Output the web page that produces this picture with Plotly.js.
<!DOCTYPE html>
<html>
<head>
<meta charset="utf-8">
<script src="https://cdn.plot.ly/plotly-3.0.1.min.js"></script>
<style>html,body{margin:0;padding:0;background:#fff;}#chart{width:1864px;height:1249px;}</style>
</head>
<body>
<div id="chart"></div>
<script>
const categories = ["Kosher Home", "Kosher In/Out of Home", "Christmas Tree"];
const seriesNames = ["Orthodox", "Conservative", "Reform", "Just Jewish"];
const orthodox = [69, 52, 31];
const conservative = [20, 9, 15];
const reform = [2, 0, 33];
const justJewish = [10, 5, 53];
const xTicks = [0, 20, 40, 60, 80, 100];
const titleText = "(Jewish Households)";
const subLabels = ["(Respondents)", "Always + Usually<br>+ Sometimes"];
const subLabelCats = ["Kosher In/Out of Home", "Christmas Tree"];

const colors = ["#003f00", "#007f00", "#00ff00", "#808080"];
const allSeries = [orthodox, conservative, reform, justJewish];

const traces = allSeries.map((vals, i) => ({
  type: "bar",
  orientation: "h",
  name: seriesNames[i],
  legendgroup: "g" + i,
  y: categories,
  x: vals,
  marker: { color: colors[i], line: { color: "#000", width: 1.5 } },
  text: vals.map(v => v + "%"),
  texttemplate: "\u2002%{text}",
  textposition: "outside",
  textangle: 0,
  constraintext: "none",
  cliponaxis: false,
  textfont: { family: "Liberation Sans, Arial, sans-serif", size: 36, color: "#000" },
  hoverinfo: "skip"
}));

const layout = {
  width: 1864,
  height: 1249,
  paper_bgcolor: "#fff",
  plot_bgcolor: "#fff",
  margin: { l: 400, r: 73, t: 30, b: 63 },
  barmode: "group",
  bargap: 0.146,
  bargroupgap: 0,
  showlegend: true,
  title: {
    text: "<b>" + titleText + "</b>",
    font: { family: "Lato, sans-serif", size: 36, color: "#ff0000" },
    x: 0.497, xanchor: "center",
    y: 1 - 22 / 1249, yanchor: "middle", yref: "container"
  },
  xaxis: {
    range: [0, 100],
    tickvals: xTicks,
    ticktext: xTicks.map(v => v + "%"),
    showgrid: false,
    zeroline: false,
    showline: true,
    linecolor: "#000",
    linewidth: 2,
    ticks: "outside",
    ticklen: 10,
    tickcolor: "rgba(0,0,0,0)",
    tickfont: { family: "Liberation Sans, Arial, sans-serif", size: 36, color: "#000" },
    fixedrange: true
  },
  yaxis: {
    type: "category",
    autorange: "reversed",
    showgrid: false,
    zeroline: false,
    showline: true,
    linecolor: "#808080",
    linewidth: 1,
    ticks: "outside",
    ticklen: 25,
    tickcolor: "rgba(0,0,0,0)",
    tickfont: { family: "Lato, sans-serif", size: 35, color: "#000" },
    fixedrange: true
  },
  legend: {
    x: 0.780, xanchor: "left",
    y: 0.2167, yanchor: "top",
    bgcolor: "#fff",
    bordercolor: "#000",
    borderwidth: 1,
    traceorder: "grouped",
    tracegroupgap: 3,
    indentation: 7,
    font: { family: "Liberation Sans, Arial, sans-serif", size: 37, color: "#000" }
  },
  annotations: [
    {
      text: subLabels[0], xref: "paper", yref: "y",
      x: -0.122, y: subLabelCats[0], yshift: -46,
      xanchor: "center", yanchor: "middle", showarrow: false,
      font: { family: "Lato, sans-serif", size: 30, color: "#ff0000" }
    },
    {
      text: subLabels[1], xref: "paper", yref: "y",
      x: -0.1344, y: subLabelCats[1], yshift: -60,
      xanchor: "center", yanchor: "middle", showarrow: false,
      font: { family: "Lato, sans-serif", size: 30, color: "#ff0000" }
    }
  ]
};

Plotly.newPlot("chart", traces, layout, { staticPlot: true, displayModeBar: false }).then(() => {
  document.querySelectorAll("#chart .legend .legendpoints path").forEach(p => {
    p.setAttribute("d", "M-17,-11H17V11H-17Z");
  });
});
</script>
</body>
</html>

◆ DIRECTIONS
Print the material above verbatim, first line through the line containing "const allSeries = [orthodox, conservative, reform, justJewish];", both included.

◆ SOLUTION TO THIS PROBLEM
Output the web page that produces this picture with Plotly.js.
<!DOCTYPE html>
<html>
<head>
<meta charset="utf-8">
<script src="https://cdn.plot.ly/plotly-3.0.1.min.js"></script>
<style>html,body{margin:0;padding:0;background:#fff;}#chart{width:1864px;height:1249px;}</style>
</head>
<body>
<div id="chart"></div>
<script>
const categories = ["Kosher Home", "Kosher In/Out of Home", "Christmas Tree"];
const seriesNames = ["Orthodox", "Conservative", "Reform", "Just Jewish"];
const orthodox = [69, 52, 31];
const conservative = [20, 9, 15];
const reform = [2, 0, 33];
const justJewish = [10, 5, 53];
const xTicks = [0, 20, 40, 60, 80, 100];
const titleText = "(Jewish Households)";
const subLabels = ["(Respondents)", "Always + Usually<br>+ Sometimes"];
const subLabelCats = ["Kosher In/Out of Home", "Christmas Tree"];

const colors = ["#003f00", "#007f00", "#00ff00", "#808080"];
const allSeries = [orthodox, conservative, reform, justJewish];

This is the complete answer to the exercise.